Exercise details.
Here are some records; copy every line that holds the word "this".

=== Extracted data ===

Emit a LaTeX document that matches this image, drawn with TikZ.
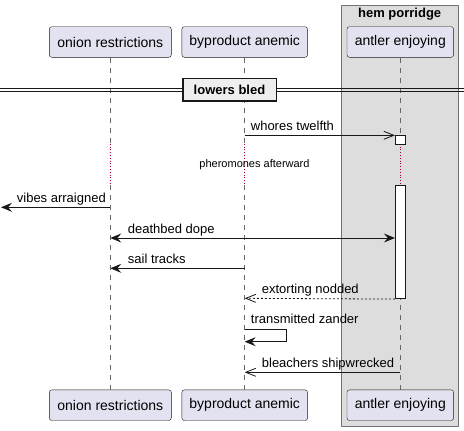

===
=== Extracted data ===

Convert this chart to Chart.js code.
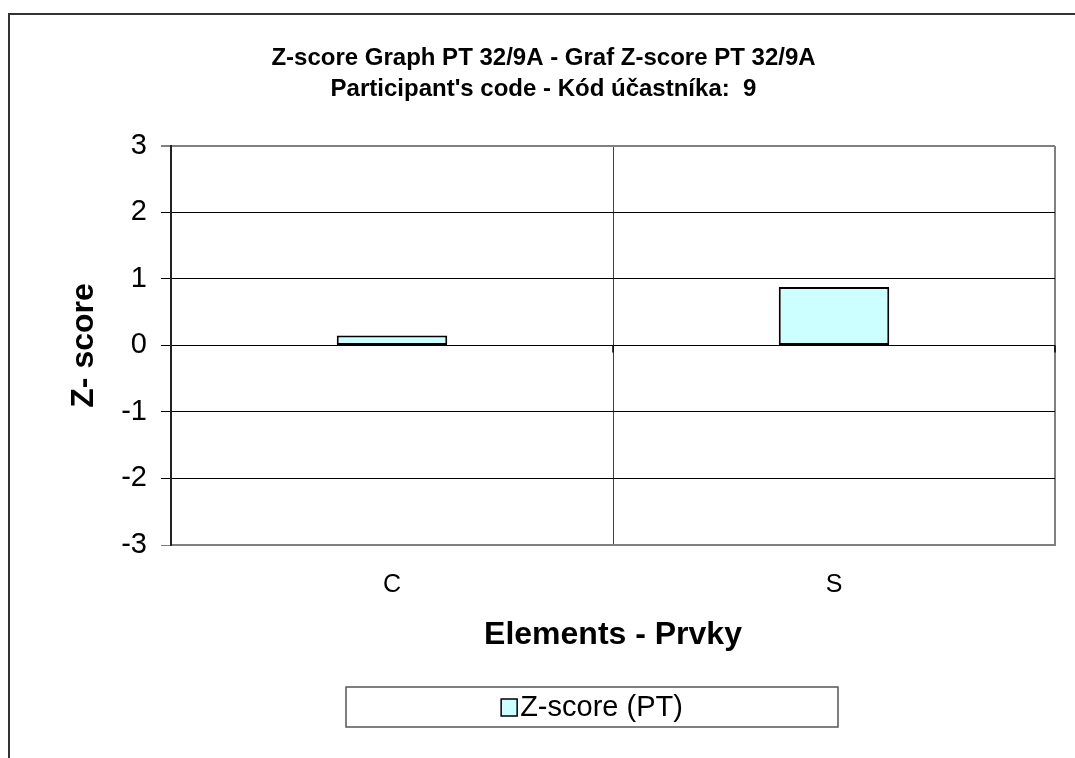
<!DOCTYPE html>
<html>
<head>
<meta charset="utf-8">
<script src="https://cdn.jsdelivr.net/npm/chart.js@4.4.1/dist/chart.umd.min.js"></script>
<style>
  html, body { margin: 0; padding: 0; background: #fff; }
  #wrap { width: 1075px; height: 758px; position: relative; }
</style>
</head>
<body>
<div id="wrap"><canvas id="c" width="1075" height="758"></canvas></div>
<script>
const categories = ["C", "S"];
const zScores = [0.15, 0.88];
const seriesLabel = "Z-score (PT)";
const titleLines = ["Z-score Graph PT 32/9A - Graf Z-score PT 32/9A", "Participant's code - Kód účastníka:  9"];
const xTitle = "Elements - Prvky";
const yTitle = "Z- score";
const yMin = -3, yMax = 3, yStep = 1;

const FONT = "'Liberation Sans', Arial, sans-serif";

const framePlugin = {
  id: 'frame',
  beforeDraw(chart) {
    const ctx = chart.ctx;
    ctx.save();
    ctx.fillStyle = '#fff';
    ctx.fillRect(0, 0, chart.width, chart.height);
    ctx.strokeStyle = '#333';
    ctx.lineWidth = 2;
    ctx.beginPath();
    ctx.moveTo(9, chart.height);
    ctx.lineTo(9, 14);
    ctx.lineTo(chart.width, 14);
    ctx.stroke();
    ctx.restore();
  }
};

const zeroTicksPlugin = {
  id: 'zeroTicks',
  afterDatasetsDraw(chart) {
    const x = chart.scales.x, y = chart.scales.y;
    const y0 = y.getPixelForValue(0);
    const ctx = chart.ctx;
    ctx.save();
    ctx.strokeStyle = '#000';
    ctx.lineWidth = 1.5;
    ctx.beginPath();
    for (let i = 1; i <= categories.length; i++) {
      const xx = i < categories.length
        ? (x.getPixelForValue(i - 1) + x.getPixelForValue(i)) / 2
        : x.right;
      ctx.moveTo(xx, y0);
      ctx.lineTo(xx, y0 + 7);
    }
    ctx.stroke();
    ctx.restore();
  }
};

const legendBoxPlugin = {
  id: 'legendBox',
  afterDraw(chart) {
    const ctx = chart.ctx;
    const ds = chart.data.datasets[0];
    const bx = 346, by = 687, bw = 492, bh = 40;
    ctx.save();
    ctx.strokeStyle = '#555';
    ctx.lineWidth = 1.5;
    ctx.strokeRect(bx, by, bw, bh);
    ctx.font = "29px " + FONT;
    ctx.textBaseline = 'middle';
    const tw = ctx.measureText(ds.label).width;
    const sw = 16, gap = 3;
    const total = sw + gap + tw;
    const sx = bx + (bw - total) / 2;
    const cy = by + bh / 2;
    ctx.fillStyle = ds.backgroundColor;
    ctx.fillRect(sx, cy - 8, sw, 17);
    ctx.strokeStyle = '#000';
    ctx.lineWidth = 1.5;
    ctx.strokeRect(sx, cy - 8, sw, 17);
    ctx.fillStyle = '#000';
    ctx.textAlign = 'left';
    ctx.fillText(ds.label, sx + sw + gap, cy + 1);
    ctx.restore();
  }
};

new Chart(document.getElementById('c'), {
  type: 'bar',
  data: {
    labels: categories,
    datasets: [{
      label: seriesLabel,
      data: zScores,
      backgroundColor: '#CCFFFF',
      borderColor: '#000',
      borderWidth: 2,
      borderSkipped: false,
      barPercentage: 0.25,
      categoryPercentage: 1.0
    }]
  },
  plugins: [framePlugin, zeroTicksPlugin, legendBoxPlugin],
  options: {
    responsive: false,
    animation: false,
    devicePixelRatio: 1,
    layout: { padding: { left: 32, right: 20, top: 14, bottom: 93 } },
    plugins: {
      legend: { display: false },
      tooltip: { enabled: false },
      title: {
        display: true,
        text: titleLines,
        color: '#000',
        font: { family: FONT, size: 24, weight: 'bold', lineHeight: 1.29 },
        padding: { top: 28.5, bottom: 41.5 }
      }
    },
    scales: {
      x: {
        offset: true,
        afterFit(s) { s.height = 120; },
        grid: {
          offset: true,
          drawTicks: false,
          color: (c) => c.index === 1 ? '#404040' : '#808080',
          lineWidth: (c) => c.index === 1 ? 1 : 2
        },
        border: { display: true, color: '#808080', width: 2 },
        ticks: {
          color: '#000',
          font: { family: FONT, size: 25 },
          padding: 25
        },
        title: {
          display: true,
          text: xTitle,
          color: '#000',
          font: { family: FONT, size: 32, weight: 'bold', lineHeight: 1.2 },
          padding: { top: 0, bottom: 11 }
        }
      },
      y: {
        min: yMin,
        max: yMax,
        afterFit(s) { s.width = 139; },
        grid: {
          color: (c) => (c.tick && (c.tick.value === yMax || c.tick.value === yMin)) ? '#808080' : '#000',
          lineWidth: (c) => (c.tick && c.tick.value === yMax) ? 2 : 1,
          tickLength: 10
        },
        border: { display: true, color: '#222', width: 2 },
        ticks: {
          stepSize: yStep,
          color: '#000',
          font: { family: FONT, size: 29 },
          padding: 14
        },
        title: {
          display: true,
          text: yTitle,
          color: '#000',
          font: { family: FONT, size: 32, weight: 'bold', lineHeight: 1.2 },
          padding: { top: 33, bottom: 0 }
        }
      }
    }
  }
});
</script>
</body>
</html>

===

Final result.
Emit a LaTeX document that matches this image, drawn with TikZ.
Convert this chart to Chart.js code.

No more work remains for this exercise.